His potential future upside is doubtful, based upon his past which involved exactly zero progress.

Jon Shepherd said...

It is that where he occupies is of little importance. And yes he has shown progress which is why the front office wants him.

Anonymous said...

Keeping Garcia looks like a "build for the future" move, though... given the benefit of hindsight, perhaps the front office should have conducted a fire sale by the trade deadline? (As things now stand, we're practically looking at a 82-84 win season and a slower rebuild process for 2016 and on-- a lose-lose scenario in my opinion.)

Anonymous said...

If Garcia accumulates 2 career WAR, I'll be astonished.
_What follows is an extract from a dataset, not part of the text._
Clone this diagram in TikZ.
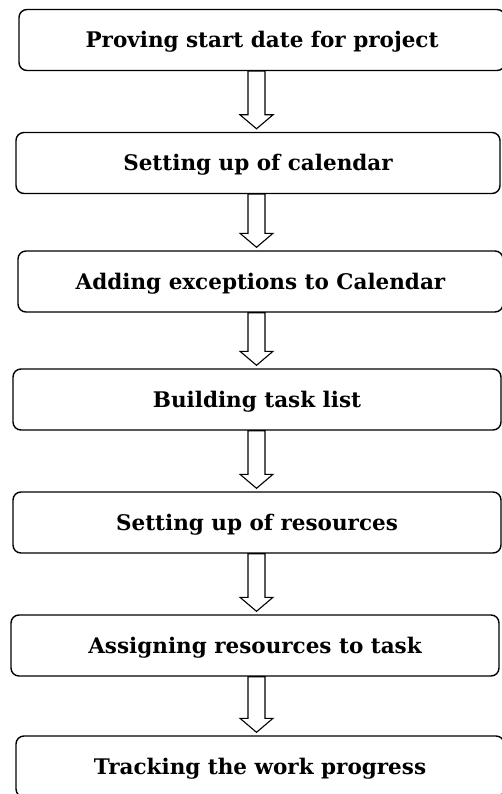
\documentclass[tikz,border=0pt]{standalone}
\usepackage{fontspec}
\setmainfont{DejaVu Serif}
\usetikzlibrary{calc}
\tikzset{
  stepbox/.style={draw=black, line width=1.4pt, rounded corners=8pt, fill=white,
    minimum height=61pt, inner sep=0pt, text height=15.7pt, text depth=0pt,
    font=\fontsize{21.5}{25}\selectfont\bfseries},
  barrow/.style={draw=black, line width=1.1pt, fill=white, line join=miter}
}
\newcommand\blockarrow[2]{%
  \draw[barrow] let \p1=(#1.south -| ax), \p2=(#2.north -| ax) in
    (\x1-8.5pt,\y1) -- (\x1-8.5pt,\y2+17pt) -- (\x1-16.5pt,\y2+17pt) -- (\x1,\y2+3pt)
    -- (\x1+16.5pt,\y2+17pt) -- (\x1+8.5pt,\y2+17pt) -- (\x1+8.5pt,\y1) -- cycle;}
\begin{document}
\begin{tikzpicture}[x=1pt,y=1pt]
\useasboundingbox (0,0) rectangle (502,-794);
\coordinate (ax) at (256.5,0);
\node[stepbox, minimum width=486pt] (b1) at (262,-40) {Proving start date for project};
\node[stepbox, minimum width=484pt] (b2) at (258,-163) {Setting up of calendar};
\node[stepbox, minimum width=485pt] (b3) at (260.5,-281.5) {Adding exceptions to Calendar};
\node[stepbox, minimum width=488pt] (b4) at (257,-399.5) {Building task list};
\node[stepbox, minimum width=488pt] (b5) at (257,-522.5) {Setting up of resources};
\node[stepbox, minimum width=488pt] (b6) at (255,-645.5) {Assigning resources to task};
\node[stepbox, minimum width=488pt] (b7) at (260,-766.5) {Tracking the work progress};
\blockarrow{b1}{b2}
\blockarrow{b2}{b3}
\blockarrow{b3}{b4}
\blockarrow{b4}{b5}
\blockarrow{b5}{b6}
\blockarrow{b6}{b7}
\end{tikzpicture}
\end{document}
In four(?) years in the minors, he could not fix his problems enough to even make AA.
Does the idea of letting him work with the B-more coaches really inspire confidence?
Some hard throw/no control guys have indeed been successful. You mentioned two, I think? Out of how many?
garcia might end up being worth all this fuss, though I doubt it, but I want the team to win, which means even the seventh guy in the pen has to be competent, and Garcia, despite his ceiling, currently isn't.

Jon Shepherd said...

I am unsure why you think Garcia has not progressed as a prospect unless all you are assessing are minor league stats and his performance with an injury this season.

Colonel Bob said...

I have heard the thought from the front office that Garcia is really a AA pitcher, but Boston stashed him in A to diminish his value.

Jon Shepherd said...

Maybe. I have not heard that. He was promising but not exactly killing his HiA competition last year. Orioles were very fond of him from a scouting perspective as opposed to performance, which is common with power arms.

Anonymous said...

Jon, in four years he hasn't progressed. Even if he's "really" a AA pitcher, is that significant progress?
I'm not a prospect expert at all, so I really don't know what the typical advancement rate is. Is his progress average?
Yes I was assessing his minor league stats. What else can one assess?
How many hard throwing guys with no control fail? What makes the brass think Garcia won't?
I don't know, but it sure seems that hurting the big league club for such a gamble is a pretty dumb move.
And he sure seems to have given no indication of future success.

Jon Shepherd said...

As I mentioned, you are relying on statistics which is not the information the team is acting on. They are relying on a set of information that you do not have.